Les méthodes de financement innovatrices ne sont apparues qu'après notre vérification de 1998. Nous n'avons donc pas eu l'occasion de vérifier des projets pour lesquels on aurait eu recours à de telles méthodes de financement. Nous constatons, cependant, que celles-ci permettent à un ministère dont les moyens sont limités d'acquérir l'équipement nécessaire sans avoir à débourser immédiatement d'importantes sommes d'argent. Dans le cas de l'entraînement en vol de l'OTAN, cette solution peut également permettre au Ministère d'obtenir des services du secteur privé à un prix inférieur à ce qu'il en coûterait pour obtenir ces services auprès d'un organisme gouvernemental. Nous avons entrepris récemment la vérification de certaines de ces initiatives. Nous tenterons, grâce à ces travaux de vérification, de déterminer si ces pratiques :

Nous présenterons des rapports sur certains de ces projets l'automne prochain. Le Comité voudra peut-être étudier ces questions lors de ses prochaines délibérations.

Conclusion

En conclusion, nous croyons qu'il faut de toute urgence régler la question de la disparité entre le budget d'immobilisations de la Défense et les projets d'acquisition du Ministère.

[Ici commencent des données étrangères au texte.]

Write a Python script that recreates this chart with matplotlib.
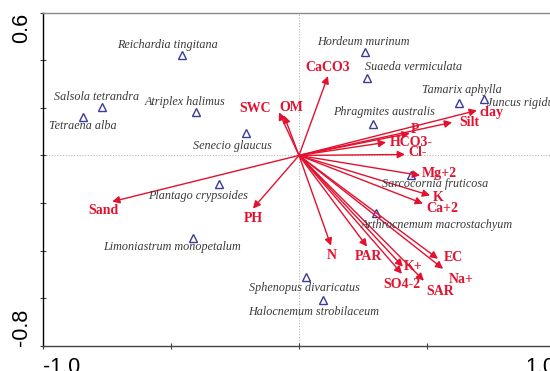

J'invite le Comité à étudier cette question la prochaine fois qu'il examinera le Budget des dépenses de la Défense nationale. Lors de ses prochaines audiences, le Comité pourrait également se pencher sur les efforts que déploie le Ministère en vue de modifier son processus d'acquisition, ainsi que sur les initiatives de financement innovatrices qui s'y rattachent.

Monsieur le Président, voilà qui met fin à mon commentaire d'introduction. Nous nous ferons un plaisir de répondre aux questions des membres du Comité.